▸ **SHORT PROBLEM**: Please retype the records below exactly, from the first line through the line containing "0.000206, 0.0001, 0.000067];", and leave out any pictures.

——————————

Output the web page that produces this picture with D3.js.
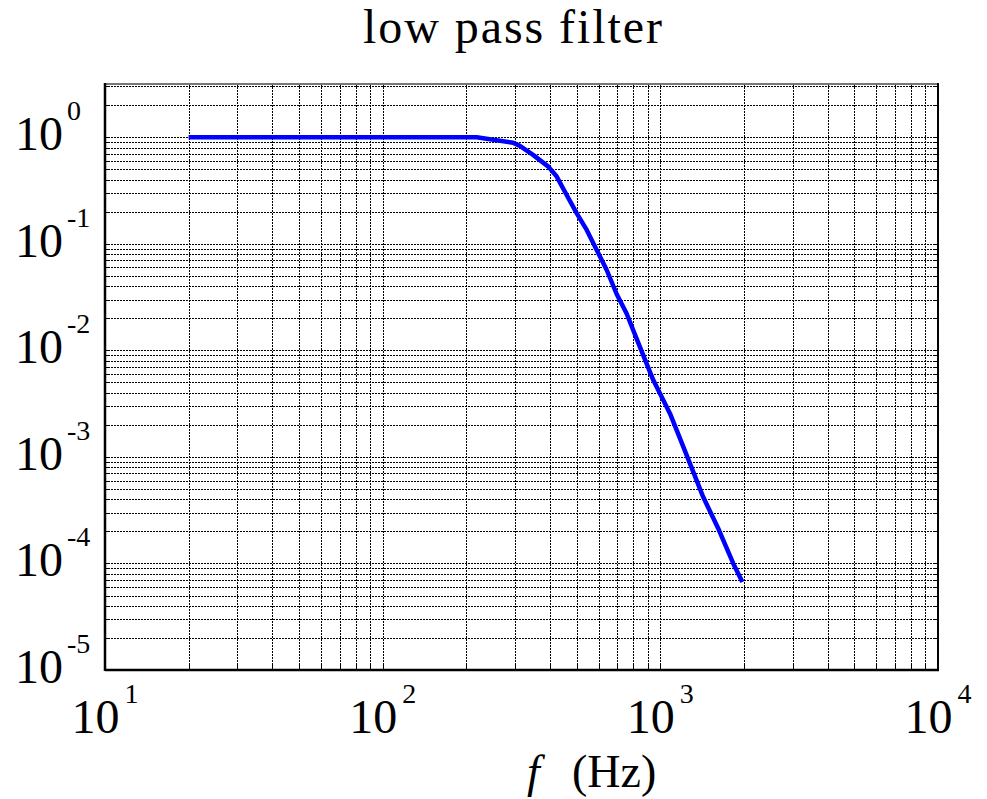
<!DOCTYPE html>
<html>
<head>
<meta charset="utf-8">
<script src="https://cdn.jsdelivr.net/npm/d3@7"></script>
<style>
  html, body { margin: 0; padding: 0; background: #fff; }
  svg { display: block; font-family: "Liberation Serif", "Times New Roman", serif; }
</style>
</head>
<body>
<div id="chart"></div>
<script>
// frequency (Hz) and magnitude
var freq = [20, 100, 218, 295, 312, 349, 395, 423, 460, 500, 543, 590, 641, 696, 756, 844, 943, 1083, 1170, 1278, 1427, 1626, 1830, 1975];
var gain = [1, 1, 1, 0.89, 0.83, 0.68, 0.53, 0.43, 0.287, 0.193, 0.135, 0.0875, 0.0568, 0.0338, 0.0222, 0.0108, 0.00526, 0.00256, 0.00155, 0.00087, 0.00042, 0.000206, 0.0001, 0.000067];

// axis decades (exponents) for the labels
var xExp = [1, 2, 3, 4];
var yExp = [0, -1, -2, -3, -4, -5];

var titleText = "low pass filter";

var width = 987, height = 799;
// plot box (note: "top" is taken by window.top, so use pl/pr/pt/pb)
var pl = 105, pr = 938, pt = 84, pb = 670;

var svg = d3.select("#chart").append("svg")
  .attr("width", width)
  .attr("height", height);

var x = d3.scaleLog().domain([10, 1e4]).range([pl, pr]);
var y = d3.scaleLog().domain([1e-5, Math.sqrt(10)]).range([pb, pt]);

var xt_ = x.ticks();
var yt_ = y.ticks().filter(d => d <= Math.sqrt(10));

// grid - dotted lines on every log tick
var grid = svg.append("g").attr("class", "grid")
  .attr("stroke", "#000")
  .attr("stroke-width", 1)
  .attr("stroke-dasharray", "2,1")
  .attr("shape-rendering", "crispEdges");

grid.selectAll(".vx").data(xt_).enter().append("line")
  .attr("x1", d => Math.round(x(d)) + 0.5).attr("x2", d => Math.round(x(d)) + 0.5)
  .attr("y1", pt).attr("y2", pb);

grid.selectAll(".hy").data(yt_).enter().append("line")
  .attr("x1", pl).attr("x2", pr)
  .attr("y1", d => Math.round(y(d)) + 0.5).attr("y2", d => Math.round(y(d)) + 0.5);

// little inward ticks all round
var ticks = svg.append("g").attr("stroke", "#000").attr("stroke-width", 1).attr("shape-rendering", "crispEdges");
var tl = 5;
xt_.forEach(function (d) {
  var px = Math.round(x(d)) + 0.5;
  ticks.append("line").attr("x1", px).attr("x2", px).attr("y1", pb).attr("y2", pb - tl);
  ticks.append("line").attr("x1", px).attr("x2", px).attr("y1", pt).attr("y2", pt + tl);
});
yt_.forEach(function (d) {
  var py = Math.round(y(d)) + 0.5;
  ticks.append("line").attr("x1", pl).attr("x2", pl + tl).attr("y1", py).attr("y2", py);
  ticks.append("line").attr("x1", pr).attr("x2", pr - tl).attr("y1", py).attr("y2", py);
});

// frame
svg.append("line").attr("x1", pl).attr("x2", pr).attr("y1", pt).attr("y2", pt)
  .attr("stroke", "#777").attr("stroke-width", 2);
svg.append("line").attr("x1", pr).attr("x2", pr).attr("y1", pt - 1).attr("y2", pb)
  .attr("stroke", "#000").attr("stroke-width", 2);
svg.append("line").attr("x1", pl).attr("x2", pl).attr("y1", pt - 1).attr("y2", pb + 1)
  .attr("stroke", "#000").attr("stroke-width", 2.5);
svg.append("line").attr("x1", pl).attr("x2", pr + 1).attr("y1", pb).attr("y2", pb)
  .attr("stroke", "#000").attr("stroke-width", 2.5);

// the curve
var line = d3.line()
  .x((d, i) => x(freq[i]))
  .y(d => y(d));

svg.append("path")
  .datum(gain)
  .attr("d", line)
  .attr("fill", "none")
  .attr("stroke", "#0000ff")
  .attr("stroke-width", 4.5)
  .attr("stroke-linejoin", "round");

// y labels: 10 with exponent, left aligned
var ylab = svg.append("g").attr("fill", "#000");
yExp.forEach(function (e) {
  var base = y(Math.pow(10, e)) + 13;
  var t = ylab.append("text").attr("x", 15).attr("y", base).attr("font-size", 48);
  t.append("tspan").text("10");
  t.append("tspan").attr("font-size", 28).attr("dy", -30).attr("dx", 4).text(e == 0 ? "0" : "-" + Math.abs(e));
});

// x labels: centred under the decade
var xlab = svg.append("g").attr("fill", "#000");
xExp.forEach(function (e) {
  var t = xlab.append("text").attr("x", x(Math.pow(10, e))).attr("y", 733)
    .attr("font-size", 48).attr("text-anchor", "middle");
  t.append("tspan").text("10");
  t.append("tspan").attr("font-size", 28).attr("dy", -30).attr("dx", 5).text(e);
});

// axis title, f in italics
svg.append("text").attr("x", 527).attr("y", 787).attr("font-size", 46)
  .attr("font-style", "italic").text("f");
svg.append("text").attr("x", 572).attr("y", 787).attr("font-size", 46).text("(Hz)");

// title
svg.append("text")
  .attr("x", 363).attr("y", 43)
  .attr("font-size", 48)
  .attr("textLength", 299)
  .attr("lengthAdjust", "spacing")
  .text(titleText);
</script>
</body>
</html>
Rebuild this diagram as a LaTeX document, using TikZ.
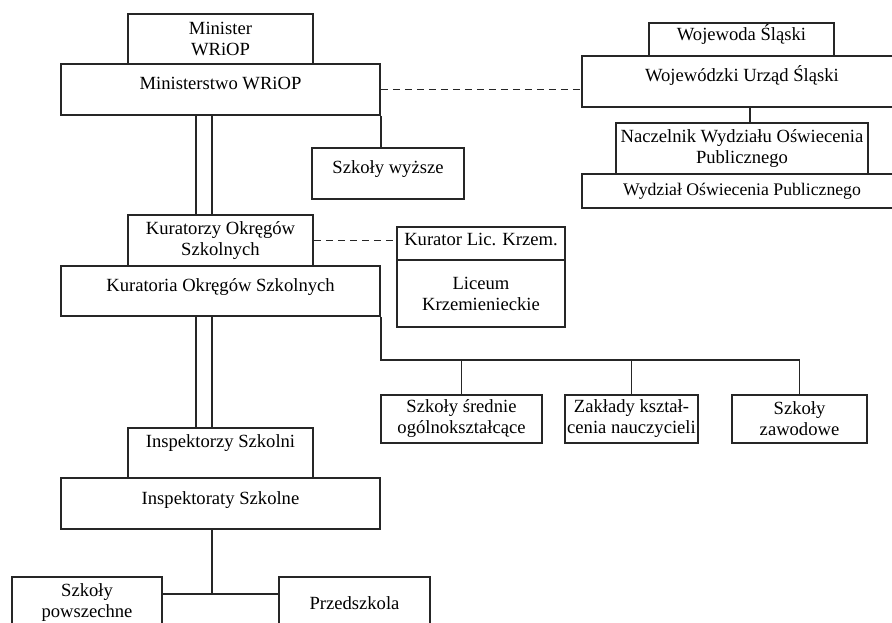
\documentclass[tikz,border=0pt]{standalone}
\usepackage{fontspec}
\setmainfont{Liberation Serif}

\begin{document}
\begin{tikzpicture}[x=1pt,y=-1pt,
  box/.style={draw=black!85,line width=1.7pt,inner sep=0pt,align=center,
    font=\fontsize{18.6}{21}\selectfont},
  oneline/.style={text height=13pt,text depth=#1},
  oneline/.default=12pt,
  link/.style={draw=black!85,line width=1.7pt},
  dashedlink/.style={dash pattern=on 7pt off 5pt}]
\useasboundingbox (0,0) rectangle (892,623);
\clip (0,0) rectangle (892,623);

\node[box,minimum width=185pt,minimum height=50pt] at (220.5,39) (mwm) {Minister\\WRiOP};
\node[box,oneline,minimum width=319pt,minimum height=51pt] at (220.5,89.5) (mw) {Ministerstwo WRiOP};
\node[box,oneline,minimum width=152pt,minimum height=51pt] at (388,173.5) (sw) {Szkoły wyższe};

\node[box,oneline=10pt,minimum width=185pt,minimum height=33pt] at (741.5,39.5) (ws) {Wojewoda Śląski};
\node[box,oneline,minimum width=320pt,minimum height=51pt] at (742,81.5) (wu) {Wojewódzki Urząd Śląski};
\node[box,minimum width=252pt,minimum height=51pt] at (742,148.5) (nw) {Naczelnik Wydziału Oświecenia\\Publicznego};
\node[box,font=\fontsize{17.7}{21}\selectfont,minimum width=320pt,minimum height=34pt] at (742,191) (wo) {Wydział Oświecenia Publicznego};

\node[box,minimum width=185pt,minimum height=51pt] at (220.5,240.5) (ko) {Kuratorzy Okręgów\\Szkolnych};
\node[box,oneline,minimum width=319pt,minimum height=50pt] at (220.5,291) (ka) {Kuratoria Okręgów Szkolnych};
\node[box,oneline=10pt,minimum width=168pt,minimum height=33pt] at (481,243.5) (kl) {Kurator Lic. Krzem.};
\node[box,minimum width=168pt,minimum height=67pt] at (481,293.5) (lk) {Liceum\\Krzemienieckie};

\node[box,minimum width=161pt,minimum height=48pt] at (461.5,419) (s1) {Szkoły średnie\\ogólnokształcące};
\node[box,minimum width=133pt,minimum height=48pt] at (631.5,419) (s2) {Zakłady kształ-\\cenia nauczycieli};
\node[box,minimum width=135pt,minimum height=48pt] at (799.5,419) (s3) {Szkoły\\zawodowe};

\node[box,oneline=24pt,minimum width=185pt,minimum height=50pt] at (220.5,453) (is) {Inspektorzy Szkolni};
\node[box,oneline,minimum width=319pt,minimum height=51pt] at (220.5,503.5) (it) {Inspektoraty Szkolne};
\node[box,minimum width=150pt,minimum height=52pt] at (87,603) (sp) {Szkoły\\powszechne};
\node[box,minimum width=151pt,minimum height=52pt] at (354.5,603) (pr) {Przedszkola};

% connections
\draw[link] (mw.south east) -- (mw.south east |- sw.north);
\draw[link,dashedlink] (mw.east) -- (mw.east -| wu.west);
\draw[link] ([xshift=8pt]wu.south) -- ([xshift=8pt]wu.south |- nw.north);
\foreach \d in {-24.5,-8.5} {
  \draw[link] ([xshift=\d pt]mw.south) -- ([xshift=\d pt]mw.south |- ko.north);
  \draw[link] ([xshift=\d pt]ka.south) -- ([xshift=\d pt]ka.south |- is.north);
}
\draw[link,dashedlink] (ko.east) -- (ko.east -| kl.west);
\draw[link] (ka.south east) |- ([yshift=34pt]s3.north) -- (s3.north);
\foreach \s in {s1,s2}
  \draw[link] (\s.north) -- ([yshift=34pt]\s.north);
\draw[link] ([xshift=-8.5pt]it.south) -- ([xshift=-8.5pt,yshift=9pt]it.south |- sp.east);
\draw[link] ([yshift=9pt]sp.east) -- ([yshift=9pt]pr.west);
\end{tikzpicture}
\end{document}
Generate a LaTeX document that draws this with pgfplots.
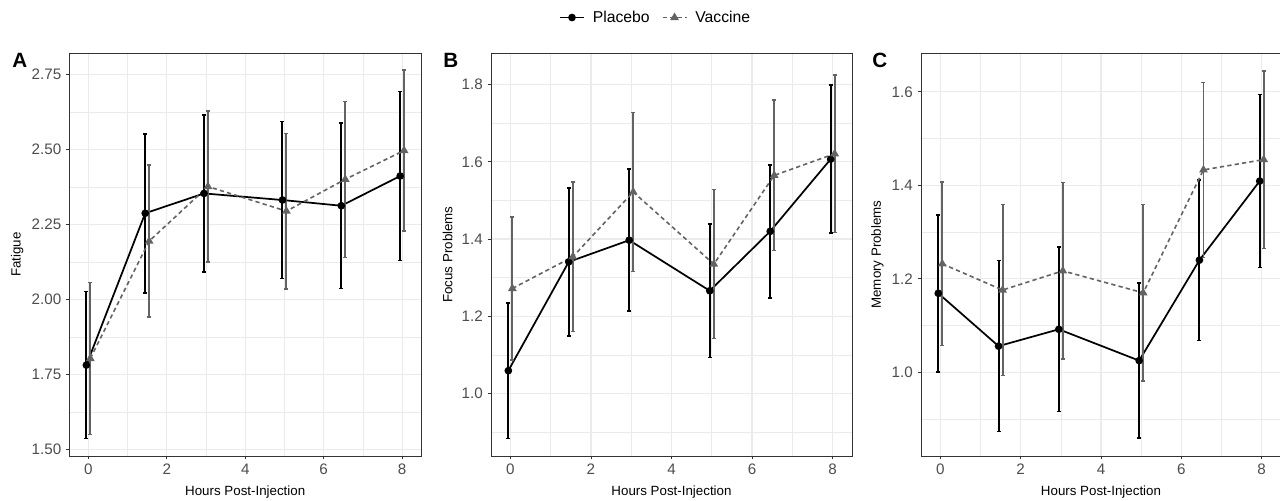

——————————

▸ **RESULT BELOW**:
Output the web page that produces this picture with D3.js.
<!DOCTYPE html>
<html>
<head>
<meta charset="utf-8">
<script src="https://cdn.jsdelivr.net/npm/d3@7"></script>
<style>
  html, body { margin: 0; padding: 0; background: #fff; }
  svg { display: block; font-family: "Liberation Serif", "Times New Roman", serif; }
</style>
</head>
<body>
<div id="chart"></div>
<script>
// frequency (Hz) and magnitude
var freq = [20, 100, 218, 295, 312, 349, 395, 423, 460, 500, 543, 590, 641, 696, 756, 844, 943, 1083, 1170, 1278, 1427, 1626, 1830, 1975];
var gain = [1, 1, 1, 0.89, 0.83, 0.68, 0.53, 0.43, 0.287, 0.193, 0.135, 0.0875, 0.0568, 0.0338, 0.0222, 0.0108, 0.00526, 0.00256, 0.00155, 0.00087, 0.00042, 0.000206, 0.0001, 0.000067];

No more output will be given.